LW: Because memory is ambiguous. When people text, they can either hear an audio fragment or contribute words that become part of the ledger. Over time, I’ve released the need for neat clarity. What once felt urgent stopped being the point. After my father passed, I found 60,000 35mm slides. Many are beautiful, haunting images, and they introduced even more uncertainty. The work embraces the decay and distortion inherent in remembering. Narrative appears, dissolves, and reappears. That feels truer to how we actually process lived experience.
XJW: Could you talk about the Digital Storytelling Lab and how it informs your practice?

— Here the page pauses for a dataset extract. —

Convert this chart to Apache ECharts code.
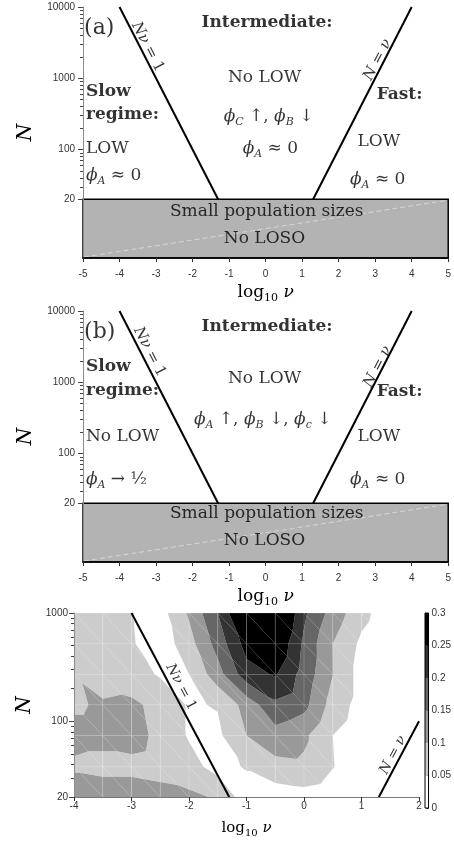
<!DOCTYPE html>
<html><head><meta charset="utf-8">
<script src="https://cdn.jsdelivr.net/npm/echarts@6.0.0/dist/echarts.min.js"></script>
<style>html,body{margin:0;padding:0;background:#fff}#c{width:454px;height:844px}</style>
</head><body><div id="c"></div>
<script>
// ---------------- data ----------------
// panels (a) and (b)
const nuTicksAB = [-5, -4, -3, -2, -1, 0, 1, 2, 3, 4, 5];
const nuRangeAB = [-5, 5];
const nRangeAB = [3, 10000];
const nTickLabelsAB = [20, 100, 1000, 10000];
const nMinorTicksAB = [30, 40, 50, 60, 70, 80, 90, 200, 300, 400, 500, 600, 700, 800, 900,
  2000, 3000, 4000, 5000, 6000, 7000, 8000, 9000];
const smallPopN = 20;
const slowBoundaryN_AB = [20, 10000];   // N*nu = 1
const fastBoundaryN_AB = [20, 10000];   // N = nu
// panel (c)
const nuTicksC = [-4, -3, -2, -1, 0, 1, 2];
const nuRangeC = [-4, 2];
const nRangeC = [20, 1000];
const nTickLabelsC = [20, 100, 1000];
const nMinorTicksC = [30, 40, 50, 60, 70, 80, 90, 200, 300, 400, 500, 600, 700, 800, 900];
const slowBoundaryN_C = [20, 1000];
const fastBoundaryN_C = [20, 100];
const gridNu = [-4, -3.5, -3, -2.5, -2, -1.5, -1, -0.5, 0, 0.5, 1, 1.5];   // log10 nu
const gridN = [20, 38, 74, 142, 272, 521, 1000];
const phiA = [ // one row per gridN value (N = 20 first), one column per gridNu value
  [0.12, 0.12, 0.12, 0.115, 0.11, 0.095, 0.02, 0.02, 0.03, 0.02, 0.01, 0.005],
  [0.095, 0.09, 0.09, 0.085, 0.07, 0.03, 0.055, 0.085, 0.09, 0.052, 0.02, 0.01],
  [0.11, 0.11, 0.115, 0.09, 0.045, 0.04, 0.10, 0.13, 0.11, 0.05, 0.02, 0.01],
  [0.095, 0.105, 0.11, 0.085, 0.045, 0.053, 0.12, 0.19, 0.165, 0.08, 0.03, 0.01],
  [0.098, 0.08, 0.07, 0.045, 0.05, 0.13, 0.23, 0.255, 0.18, 0.101, 0.03, 0.01],
  [0.075, 0.07, 0.055, 0.02, 0.08, 0.17, 0.27, 0.30, 0.19, 0.10, 0.04, 0.01],
  [0.07, 0.07, 0.052, 0.03, 0.107, 0.20, 0.33, 0.34, 0.21, 0.13, 0.065, 0.02]
];
const levels = [0, 0.05, 0.1, 0.15, 0.2, 0.25, 0.3];

// ---------------- style ----------------
const bandColors = ['#ffffff', '#cccccc', '#999999', '#666666', '#333333', '#000000'];
const SERIF = 'DejaVu Serif', SANS = 'Liberation Sans';
const L = Math.log10;
const richText = {
  p: {fontFamily: SERIF, fontSize: 22, color: '#000', lineHeight: 26},
  b: {fontFamily: SERIF, fontSize: 17, fontWeight: 'bold', color: '#000', lineHeight: 22},
  r: {fontFamily: SERIF, fontSize: 17, color: '#000', lineHeight: 22},
  i: {fontFamily: SERIF, fontSize: 17, fontStyle: 'italic', color: '#000', lineHeight: 22},
  s: {fontFamily: SERIF, fontSize: 11, fontStyle: 'italic', color: '#000', lineHeight: 11, verticalAlign: 'bottom'},
  u: {fontFamily: SERIF, fontSize: 11, color: '#000', lineHeight: 11, verticalAlign: 'bottom'},
  li: {fontFamily: SERIF, fontSize: 15, fontStyle: 'italic', color: '#000', lineHeight: 18},
  lr: {fontFamily: SERIF, fontSize: 15, color: '#000', lineHeight: 18},
  ci: {fontFamily: SERIF, fontSize: 14, fontStyle: 'italic', color: '#000', lineHeight: 17},
  cr: {fontFamily: SERIF, fontSize: 14, color: '#000', lineHeight: 17},
  xr: {fontFamily: SERIF, fontSize: 15, color: '#000', lineHeight: 20},
  xs: {fontFamily: SERIF, fontSize: 10, color: '#000', lineHeight: 10, verticalAlign: 'bottom'},
  xi: {fontFamily: SERIF, fontSize: 15, fontStyle: 'italic', color: '#000', lineHeight: 20}
};
const PHI_A0 = '{i|ϕ}{s|A}{r| ≈ 0}';
const angAB = 62.8, angC = 62.0;
// text annotations: [text, [log10 nu, log10 N], align, rotate]
const notesA = [
  ['{p|(a)}', [-4.97, 3.706], 'left', 0],
  ['{b|Intermediate:}', [0.04, 3.776], 'center', 0],
  ['{b|Slow}', [-4.92, 2.811], 'left', 0],
  ['{b|regime:}', [-4.92, 2.49], 'left', 0],
  ['{r|LOW}', [-4.92, 2.014], 'left', 0],
  [PHI_A0, [-4.92, 1.636], 'left', 0],
  ['{r|No LOW}', [-0.03, 3.007], 'center', 0],
  ['{i|ϕ}{s|C}{r| ↑, }{i|ϕ}{s|B}{r| ↓}', [0.08, 2.462], 'center', 0],
  [PHI_A0, [0.13, 2.014], 'center', 0],
  ['{b|Fast:}', [3.04, 2.769], 'left', 0],
  ['{r|LOW}', [3.1, 2.112], 'center', 0],
  [PHI_A0, [3.07, 1.58], 'center', 0],
  ['{r|Small population sizes}', [0.03, 1.133], 'center', 0],
  ['{r|No LOSO}', [-0.03, 0.755], 'center', 0],
  ['{li|Nν}{lr| = 1}', [-3.23, 3.44], 'center', -angAB],
  ['{li|N}{lr| = }{li|ν}', [3.07, 3.26], 'center', angAB]
];
const notesB = [
  ['{p|(b)}', [-4.97, 3.706], 'left', 0],
  ['{b|Intermediate:}', [0.04, 3.776], 'center', 0],
  ['{b|Slow}', [-4.92, 3.217], 'left', 0],
  ['{b|regime:}', [-4.92, 2.881], 'left', 0],
  ['{r|No LOW}', [-4.92, 2.238], 'left', 0],
  ['{i|ϕ}{s|A}{r| → ½}', [-4.92, 1.636], 'left', 0],
  ['{r|No LOW}', [-0.03, 3.049], 'center', 0],
  ['{i|ϕ}{s|A}{r| ↑, }{i|ϕ}{s|B}{r| ↓, }{i|ϕ}{s|c}{r| ↓}', [-0.08, 2.476], 'center', 0],
  ['{b|Fast:}', [3.04, 2.867], 'left', 0],
  ['{r|LOW}', [3.1, 2.238], 'center', 0],
  [PHI_A0, [3.07, 1.636], 'center', 0],
  ['{r|Small population sizes}', [0.03, 1.161], 'center', 0],
  ['{r|No LOSO}', [-0.03, 0.783], 'center', 0],
  ['{li|Nν}{lr| = 1}', [-3.18, 3.427], 'center', -angAB],
  ['{li|N}{lr| = }{li|ν}', [3.07, 3.217], 'center', angAB]
];
const notesC = [
  ['{ci|Nν}{cr| = 1}', [-2.14, 2.317], 'center', -angC],
  ['{ci|N}{cr| = }{ci|ν}', [1.55, 1.689], 'center', angC]
];

// ---------------- helpers ----------------
function noteSeries(notes, xi, yi) {
  return {
    type: 'scatter', xAxisIndex: xi, yAxisIndex: yi, symbolSize: 1, silent: true, z: 6,
    itemStyle: {color: 'rgba(0,0,0,0)'},
    data: notes.map(n => ({
      value: n[1],
      label: {show: true, position: 'inside', formatter: n[0], align: n[2], verticalAlign: 'middle',
              rotate: n[3], rich: richText}
    }))
  };
}
function yAxes(gi, nRange, majors, minors, gap, margin) {
  const min = L(nRange[0]), max = L(nRange[1]);
  return [{
    gridIndex: gi, type: 'value', position: 'left', min, max, z: 5,
    name: 'N', nameLocation: 'middle', nameRotate: 90, nameGap: gap,
    nameTextStyle: {fontFamily: SERIF, fontStyle: 'italic', fontSize: 20, color: '#000'},
    axisLine: {show: true, onZero: false, lineStyle: {color: '#8c8c8c', width: 1}},
    axisTick: {show: true, customValues: majors.map(L), length: 5, lineStyle: {color: '#444'}},
    axisLabel: {show: true, customValues: majors.map(L), margin,
      formatter: v => String(Math.round(Math.pow(10, v))),
      fontFamily: SANS, fontSize: 10, color: '#333'},
    splitLine: {show: false}
  }, {
    gridIndex: gi, type: 'value', position: 'left', offset: 0, min, max, z: 5,
    axisLine: {show: false, onZero: false},
    axisTick: {show: true, customValues: minors.map(L), length: 3, lineStyle: {color: '#444'}},
    axisLabel: {show: false}, splitLine: {show: false}
  }];
}
function xAxis(gi, range, ticks, gap, margin, lineColor, lineWidth, small) {
  return {
    gridIndex: gi, type: 'value', min: range[0], max: range[1], z: 5,
    name: small ? '{xr|log}{xs|10}{xi| ν}' : '{r|log}{u|10}{i| ν}',
    nameLocation: 'middle', nameGap: gap, nameTextStyle: {rich: richText},
    axisLine: {show: true, onZero: false, lineStyle: {color: lineColor, width: lineWidth}},
    axisTick: {show: true, customValues: ticks, length: 4, lineStyle: {color: '#333'}},
    axisLabel: {show: true, customValues: ticks, margin, fontFamily: SANS, fontSize: 10, color: '#333'},
    splitLine: {show: false}
  };
}
function rectSeries(xi, yi) {
  return {
    type: 'custom', xAxisIndex: xi, yAxisIndex: yi, silent: true, z: 2,
    data: [[nuRangeAB[0], L(nRangeAB[0]), nuRangeAB[1], L(smallPopN)]],
    renderItem(params, api) {
      const p0 = api.coord([api.value(0), api.value(1)]);
      const p1 = api.coord([api.value(2), api.value(3)]);
      return {type: 'group', children: [
        {type: 'rect', shape: {x: p0[0], y: p1[1], width: p1[0] - p0[0], height: p0[1] - p1[1]},
         style: {fill: '#b3b3b3', stroke: '#000', lineWidth: 1.5}},
        {type: 'line', shape: {x1: p0[0] + 1, y1: p0[1] - 1, x2: p1[0] - 1, y2: p1[1] + 1},
         style: {stroke: 'rgba(255,255,255,0.45)', lineWidth: 1, lineDash: [5, 3]}}
      ]};
    }
  };
}
function lineSeries(xi, yi, pts, width) {
  return {type: 'line', xAxisIndex: xi, yAxisIndex: yi, data: pts, symbol: 'none', silent: true, z: 4,
          lineStyle: {color: '#000', width}};
}
function clip(poly, lv, sign) {
  const out = [];
  for (let k = 0; k < poly.length; k++) {
    const P = poly[k], Q = poly[(k + 1) % poly.length];
    const dp = sign * (P[2] - lv), dq = sign * (Q[2] - lv);
    if (dp >= 0) out.push(P);
    if ((dp >= 0) !== (dq >= 0)) {
      const t = dp / (dp - dq);
      out.push([P[0] + t * (Q[0] - P[0]), P[1] + t * (Q[1] - P[1]), lv]);
    }
  }
  return out;
}
const cells = [];
for (let j = 0; j < gridN.length - 1; j++)
  for (let i = 0; i < gridNu.length - 1; i++) cells.push([gridNu[i], L(gridN[j]), i, j]);

function contourItem(params, api) {
  const i = api.value(2), j = api.value(3);
  const P = (a, b) => [gridNu[a], L(gridN[b]), phiA[b][a]];
  const BL = P(i, j), BR = P(i + 1, j), TL = P(i, j + 1), TR = P(i + 1, j + 1);
  const children = [];
  for (const tri of [[TL, TR, BR], [TL, BR, BL]]) {
    for (let k = 1; k < bandColors.length; k++) {
      let poly = clip(tri, levels[k], 1);
      if (k < bandColors.length - 1 && poly.length) poly = clip(poly, levels[k + 1], -1);
      if (poly.length >= 3)
        children.push({type: 'polygon', shape: {points: poly.map(q => api.coord([q[0], q[1]]))},
                       style: {fill: bandColors[k]}});
    }
  }
  const a = api.coord([TL[0], TL[1]]), b = api.coord([BR[0], BR[1]]);
  children.push({type: 'polyline', shape: {points: [[a[0], b[1]], [a[0], a[1]], [b[0], a[1]]]},
                 style: {stroke: 'rgba(255,255,255,0.22)', lineWidth: 0.8, fill: null}});
  return {type: 'group', children};
}

// ---------------- option ----------------
const option = {
  animation: false,
  backgroundColor: '#fff',
  grid: [
    {left: 83, top: 7, width: 368, height: 251},
    {left: 83, top: 311, width: 368, height: 251},
    {left: 74, top: 613, width: 345, height: 184},
    {left: 425, top: 613, width: 10, height: 195, show: true, z: 10, borderColor: '#000', borderWidth: 1,
     backgroundColor: 'rgba(0,0,0,0)'}
  ],
  xAxis: [
    xAxis(0, nuRangeAB, nuTicksAB, 24, 11, '#000', 1.5, false),
    xAxis(1, nuRangeAB, nuTicksAB, 24, 11, '#000', 1.5, false),
    xAxis(2, nuRangeC, nuTicksC, 21, 4, '#777', 1, true),
    {gridIndex: 3, type: 'category', data: [''], show: false}
  ],
  yAxis: [
    ...yAxes(0, nRangeAB, nTickLabelsAB, nMinorTicksAB, 46, 8),
    ...yAxes(1, nRangeAB, nTickLabelsAB, nMinorTicksAB, 46, 8),
    ...yAxes(2, nRangeC, nTickLabelsC, nMinorTicksC, 37, 6),
    {gridIndex: 3, type: 'value', position: 'right', min: levels[0], max: levels[levels.length - 1],
     axisLine: {show: false}, splitLine: {show: false},
     axisTick: {show: true, inside: true, length: 2, customValues: levels, lineStyle: {color: '#000'}},
     axisLabel: {show: true, customValues: levels, margin: 3, fontFamily: SANS, fontSize: 10, color: '#333'}}
  ],
  series: [
    rectSeries(0, 0),
    lineSeries(0, 0, slowBoundaryN_AB.map(N => [-L(N), L(N)]), 2),
    lineSeries(0, 0, fastBoundaryN_AB.map(N => [L(N), L(N)]), 2),
    noteSeries(notesA, 0, 0),
    rectSeries(1, 2),
    lineSeries(1, 2, slowBoundaryN_AB.map(N => [-L(N), L(N)]), 2),
    lineSeries(1, 2, fastBoundaryN_AB.map(N => [L(N), L(N)]), 2),
    noteSeries(notesB, 1, 2),
    {type: 'custom', xAxisIndex: 2, yAxisIndex: 4, data: cells, renderItem: contourItem, silent: true, z: 2},
    lineSeries(2, 4, slowBoundaryN_C.map(N => [-L(N), L(N)]), 2),
    lineSeries(2, 4, fastBoundaryN_C.map(N => [L(N), L(N)]), 2),
    noteSeries(notesC, 2, 4),
    ...bandColors.map((c, k) => ({
      type: 'bar', xAxisIndex: 3, yAxisIndex: 6, stack: 'cb', barWidth: '100%', silent: true,
      data: [levels[k + 1] - levels[k]], itemStyle: {color: c}
    }))
  ]
};
const chart = echarts.init(document.getElementById('c'));
chart.setOption(option);
</script>
</body></html>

LW: I started the Columbia DSL over a decade ago to explore new forms and functions of storytelling. The forms involve emerging technologies—IoT, AI, and AR. The functions involve storytelling as a tool for learning, healing, mobilization, policy change, entertainment, and the arts. My own practice moved from writing and directing films into building participatory environments, so the lab is an extension of that curiosity about how stories behave when multiple people shape them.
XJW: At the intersection of technology and art, is there still a return to the human?

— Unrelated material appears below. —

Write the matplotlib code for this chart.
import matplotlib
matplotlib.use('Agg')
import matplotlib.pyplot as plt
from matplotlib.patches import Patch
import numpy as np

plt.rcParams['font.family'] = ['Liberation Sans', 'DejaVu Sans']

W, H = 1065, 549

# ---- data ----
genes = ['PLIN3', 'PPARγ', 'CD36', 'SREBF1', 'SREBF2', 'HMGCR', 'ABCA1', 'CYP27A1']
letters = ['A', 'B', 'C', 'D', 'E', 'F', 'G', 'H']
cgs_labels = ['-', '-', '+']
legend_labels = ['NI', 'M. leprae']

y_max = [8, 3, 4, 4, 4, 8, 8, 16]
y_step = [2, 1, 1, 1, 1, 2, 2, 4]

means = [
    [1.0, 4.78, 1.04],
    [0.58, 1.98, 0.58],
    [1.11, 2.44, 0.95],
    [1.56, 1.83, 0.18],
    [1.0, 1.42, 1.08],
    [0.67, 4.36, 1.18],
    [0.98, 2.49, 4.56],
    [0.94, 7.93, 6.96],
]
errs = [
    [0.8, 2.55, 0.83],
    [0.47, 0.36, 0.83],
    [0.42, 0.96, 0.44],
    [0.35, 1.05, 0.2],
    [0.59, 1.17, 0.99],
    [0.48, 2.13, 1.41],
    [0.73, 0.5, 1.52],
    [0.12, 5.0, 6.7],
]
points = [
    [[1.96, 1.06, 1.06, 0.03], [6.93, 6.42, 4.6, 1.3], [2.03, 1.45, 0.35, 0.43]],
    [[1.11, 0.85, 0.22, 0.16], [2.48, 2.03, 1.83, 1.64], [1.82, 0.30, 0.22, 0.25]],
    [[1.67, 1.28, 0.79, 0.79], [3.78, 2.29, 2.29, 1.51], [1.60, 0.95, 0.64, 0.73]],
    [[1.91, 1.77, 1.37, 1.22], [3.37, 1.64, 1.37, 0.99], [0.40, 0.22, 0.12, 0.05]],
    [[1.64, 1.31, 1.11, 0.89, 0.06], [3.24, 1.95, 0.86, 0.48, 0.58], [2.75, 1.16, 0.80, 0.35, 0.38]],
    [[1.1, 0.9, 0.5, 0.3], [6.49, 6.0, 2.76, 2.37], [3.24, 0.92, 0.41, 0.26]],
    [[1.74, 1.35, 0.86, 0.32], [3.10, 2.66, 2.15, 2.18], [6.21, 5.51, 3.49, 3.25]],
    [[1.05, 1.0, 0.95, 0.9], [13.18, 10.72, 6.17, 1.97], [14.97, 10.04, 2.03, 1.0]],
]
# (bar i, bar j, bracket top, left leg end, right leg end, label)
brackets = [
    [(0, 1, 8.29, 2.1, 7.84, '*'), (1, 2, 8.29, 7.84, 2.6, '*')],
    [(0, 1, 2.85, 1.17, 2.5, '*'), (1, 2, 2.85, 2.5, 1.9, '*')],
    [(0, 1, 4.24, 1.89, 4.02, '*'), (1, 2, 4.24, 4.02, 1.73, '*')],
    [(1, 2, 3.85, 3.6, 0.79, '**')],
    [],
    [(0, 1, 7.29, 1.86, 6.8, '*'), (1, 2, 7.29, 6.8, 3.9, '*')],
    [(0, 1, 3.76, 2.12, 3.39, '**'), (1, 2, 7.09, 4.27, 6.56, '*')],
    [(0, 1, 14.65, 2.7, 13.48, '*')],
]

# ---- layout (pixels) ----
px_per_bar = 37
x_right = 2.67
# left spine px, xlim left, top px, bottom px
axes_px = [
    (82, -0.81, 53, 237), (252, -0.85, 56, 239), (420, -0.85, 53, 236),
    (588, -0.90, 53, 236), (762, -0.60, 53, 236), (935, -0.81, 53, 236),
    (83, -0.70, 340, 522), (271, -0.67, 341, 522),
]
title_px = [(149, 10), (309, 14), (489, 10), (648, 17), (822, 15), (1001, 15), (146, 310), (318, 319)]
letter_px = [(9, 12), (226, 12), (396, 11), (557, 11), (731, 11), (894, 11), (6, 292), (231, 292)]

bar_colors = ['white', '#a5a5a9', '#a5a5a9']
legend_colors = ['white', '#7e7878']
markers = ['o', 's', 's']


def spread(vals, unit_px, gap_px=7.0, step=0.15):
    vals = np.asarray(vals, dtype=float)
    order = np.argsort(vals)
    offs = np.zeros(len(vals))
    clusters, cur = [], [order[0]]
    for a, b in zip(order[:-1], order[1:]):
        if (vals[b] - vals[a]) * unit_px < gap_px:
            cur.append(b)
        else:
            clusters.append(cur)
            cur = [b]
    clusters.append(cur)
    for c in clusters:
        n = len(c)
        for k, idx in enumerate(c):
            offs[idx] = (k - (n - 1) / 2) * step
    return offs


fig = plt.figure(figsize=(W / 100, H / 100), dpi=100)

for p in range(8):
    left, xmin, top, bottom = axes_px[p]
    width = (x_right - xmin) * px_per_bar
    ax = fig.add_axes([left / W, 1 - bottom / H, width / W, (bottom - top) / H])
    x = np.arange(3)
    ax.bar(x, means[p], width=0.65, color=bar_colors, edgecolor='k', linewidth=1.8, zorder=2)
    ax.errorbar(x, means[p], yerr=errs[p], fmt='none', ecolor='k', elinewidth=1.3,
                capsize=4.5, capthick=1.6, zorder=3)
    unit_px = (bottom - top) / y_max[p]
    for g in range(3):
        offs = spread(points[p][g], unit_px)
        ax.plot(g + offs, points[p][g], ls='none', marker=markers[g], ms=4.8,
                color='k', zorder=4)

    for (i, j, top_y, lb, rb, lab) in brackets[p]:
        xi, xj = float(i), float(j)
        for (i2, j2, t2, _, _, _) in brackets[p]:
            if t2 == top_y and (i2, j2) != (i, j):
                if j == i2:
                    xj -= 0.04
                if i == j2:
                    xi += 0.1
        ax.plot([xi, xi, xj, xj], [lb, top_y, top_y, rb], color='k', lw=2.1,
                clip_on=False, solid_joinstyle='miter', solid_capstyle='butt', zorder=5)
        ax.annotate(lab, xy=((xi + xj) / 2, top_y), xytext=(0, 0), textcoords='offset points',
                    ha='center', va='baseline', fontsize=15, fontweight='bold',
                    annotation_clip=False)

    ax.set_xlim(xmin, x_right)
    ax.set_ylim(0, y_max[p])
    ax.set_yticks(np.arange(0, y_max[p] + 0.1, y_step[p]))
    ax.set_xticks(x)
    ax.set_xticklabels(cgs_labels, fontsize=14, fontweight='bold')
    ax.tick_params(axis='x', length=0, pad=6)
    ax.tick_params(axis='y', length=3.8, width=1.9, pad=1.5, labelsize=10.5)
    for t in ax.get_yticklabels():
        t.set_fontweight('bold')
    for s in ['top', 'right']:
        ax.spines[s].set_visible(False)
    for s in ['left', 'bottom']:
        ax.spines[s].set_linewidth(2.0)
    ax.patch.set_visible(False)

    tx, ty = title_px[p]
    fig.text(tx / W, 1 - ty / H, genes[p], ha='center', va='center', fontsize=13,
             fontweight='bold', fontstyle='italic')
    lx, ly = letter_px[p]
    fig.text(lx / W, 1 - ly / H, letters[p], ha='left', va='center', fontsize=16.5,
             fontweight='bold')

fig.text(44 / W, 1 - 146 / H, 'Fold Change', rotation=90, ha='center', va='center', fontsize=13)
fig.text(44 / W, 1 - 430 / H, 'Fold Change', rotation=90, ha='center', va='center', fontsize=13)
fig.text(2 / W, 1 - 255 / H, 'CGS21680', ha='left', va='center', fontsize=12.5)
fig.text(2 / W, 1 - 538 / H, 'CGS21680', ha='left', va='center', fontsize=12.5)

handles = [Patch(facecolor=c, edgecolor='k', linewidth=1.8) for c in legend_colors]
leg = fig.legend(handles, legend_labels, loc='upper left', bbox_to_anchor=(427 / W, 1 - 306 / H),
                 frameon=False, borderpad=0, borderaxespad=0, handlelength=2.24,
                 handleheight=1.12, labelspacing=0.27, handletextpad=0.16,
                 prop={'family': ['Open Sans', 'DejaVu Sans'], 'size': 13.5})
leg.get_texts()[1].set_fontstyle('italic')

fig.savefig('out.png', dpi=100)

LW: Absolutely. I want the tech to feel invisible even when it’s sophisticated. Those flashlights in earlier iterations “just worked”—people didn’t realize they were part of an instrumented system. I’m influenced by experimental film and the aesthetic of digital decay: GIF layers that erode, glitch, artifact. These imperfections open up space for memory and emotional resonance. I also intentionally subvert productivity tools—like turning Miro into a collaborative storytelling stage—to reclaim digital space as a site of performance rather than optimization.
JP: How does glitch aesthetics relate to your work?
LW: I love glitch art: imperfection, error, and the way decay opens memory. My brothers and I remember events differently; glitch aesthetics mirror that malleability. It resists polish and pushes back against systems that control our media and data. Glitch can be empowering while recontextualizing a long-lived personal story in a documentary-adjacent way.
XJW: Do you see technology as carrying an inherent emotional charge, like painting or sculpture?
LW: Technology is seductive, but it can dictate experience if you let it. I’m more interested in subverting its intended use. This installation runs 24/7 from an algorithm we wrote, accumulating hours of shifting material so the screens develop a kind of generative, memory-like behavior. I’ve also been experimenting with blockchain as an emotional ledger, trying to understand what “permanence” might mean in a family history marked by disappearance. Certain moments in the piece create small on-chain inscriptions, traces of an encounter that can be revisited or felt again. During the pandemic, one virtual attendee drove nine hours afterward to reconcile with an estranged, dying father. That kind of response goes far beyond interface design; whether it’s algorithms or blockchain, the technology is just scaffolding. It’s the human layer that carries the charge.
JP: Where does the project end?
LW: It doesn’t, really. It’s generative and open-ended. Eventually I’d like to create a culminating installation that integrates everything: the four-channel system, my father’s photographs, the code and dataset that drive the generative components. I’m also interested in a living art book—part process document, part grief ritual, part philosophical study of how technology can resist its default logics. With so much unregulated AI, there’s room for emotionally resonant work that proposes alternative uses for tech. So: to be continued.
This interview has been edited for clarity and length.
Lance Weiler: Where There’s Smoke is on view at RYAN LEE’s RLWindow from September 4 to December 20, 2025.